Problem #5: Comparison of periapical images versus bitewing images
Question: Will a periapical of maxillary teeth show caries at the crown margin as well as a bitewing?
Answer and Discussion: NO. The maxillary periapical image is created using +10 to +30 degrees of vertical angulation as compared to a bitewing that is usually created with +5 degrees. The greater vertical angulation changes the way the crown looks on the image. The buccal and lingual margins superimpose part of the root, making diagnosis of the margin impossible. Figure 28 compares a periapical and bitewing of the same crowns. Caries can only be diagnosed from this bitewing image, as the crown margins are covering the root immediately adjacent to the margin on the periapical image.
Solution: Well-taken bitewing images are far superior to periapical images for imaging crown margins and bone levels. The goal is to keep the crown separate from the neighboring tooth and bone. First, level the occlusal plane. Stand in front of the patient, look at the buccal and lingual margins of the crown and place them on a single line, then follow that line with the PID’s vertical angulation.

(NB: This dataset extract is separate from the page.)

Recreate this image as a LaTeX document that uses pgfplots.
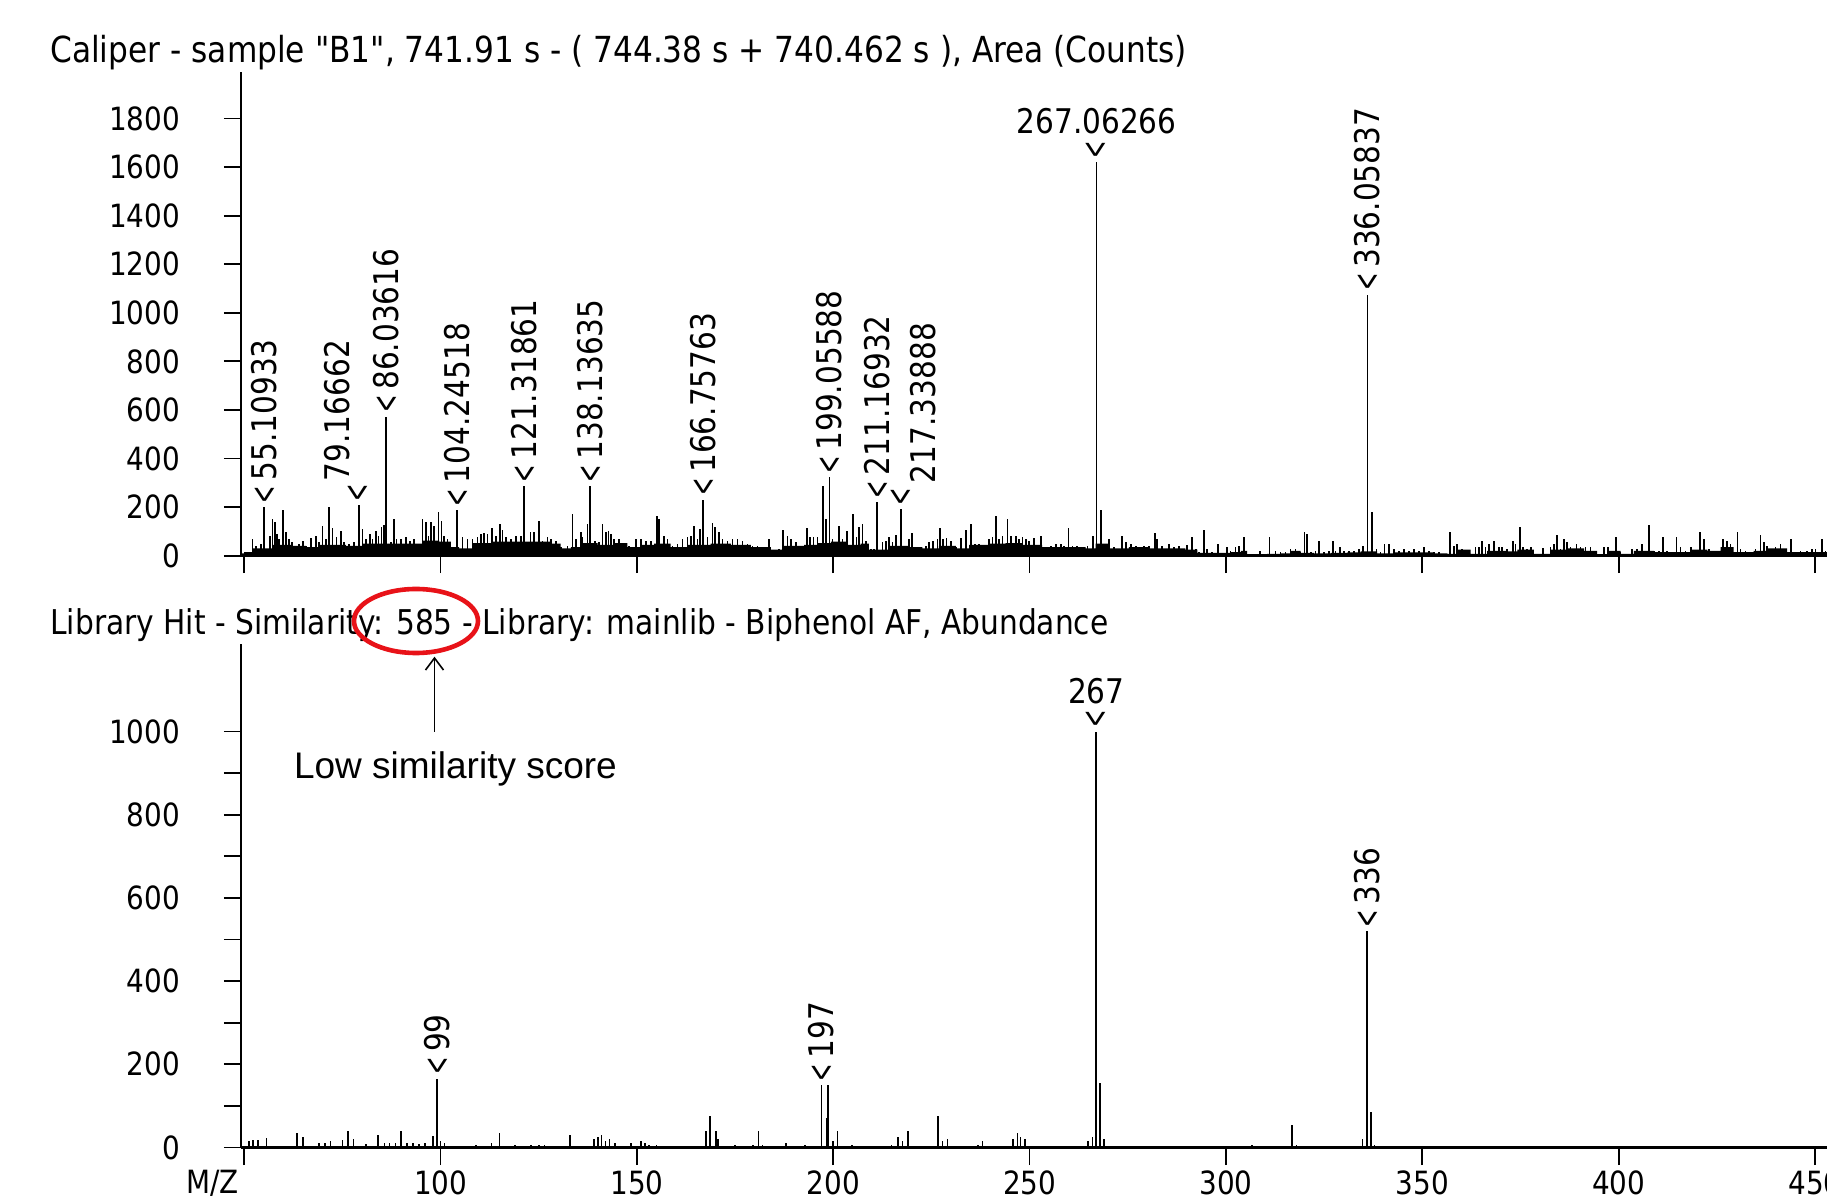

Use this technique when verifying crown margins prior to cementation. Do not use the aiming ring, your goal is to parallel the margins of the crown. Better to do that by positioning the PID directly across the crown margins.
Figure 28 - Comparison of periapical and bitewing images of the same crowns in the same patient.
(A) The periapical image is not diagnostic for bone levels and crown margins. (B) The crown margins and bone are visible for examination on this ideal Bitewing image.
Figure 29 - Imaging crown margins.
Create a single plane across the buccal and lingual margins with the Path of Radiation to create an ideal image.
Question: Is a periapical of maxillary molars the best image to portray the periodontal bone status and show the furcation areas?
Answer: Usually not, because of limitations in the oral cavity, such as a shallow palate, preventing the sensor from paralleling the teeth.
Discussion: As mentioned in the introduction, excessive vertical angulation can foreshorten the structures on an image. When there is adequate room in the palate for the sensor to parallel the teeth, the image will be ideal. When the sensor does not parallel the teeth because of a narrow or small palate, the sensor must flatten towards the occlusal plane, thereby increasing the vertical angulation, positioning the aiming ring towards the ceiling.
Solution: The vertical bitewing technique can be used in the maxillary arch when a non-foreshortened image of a molar is needed (Figure 30). This is particularly helpful when assessing periodontal bone loss and furcation involvement. In a patient with a flat, shallow palate, the sensor cannot align fully with the maxillary roots. The operator used +10 degrees and the molar’s apex is nearly off the image (Figure 30B). The furcation, crown margins, and the bone levels are visible in this diagnostic image. There is no superimposition of the maxillary process of the maxilla or the zygomatic arch. This technique will work well in a patient with a high palate.
Figure 30 - Maxillary periodontal assessment of bone levels and furcations using the vertical bitewing holder.
(A) Lift the PID over the desired area at +5 to +10 degrees. (B) The bone levels and furcation are imaged true, though the entire apex is not visible. (C) Offset the sensor towards the Maxilla.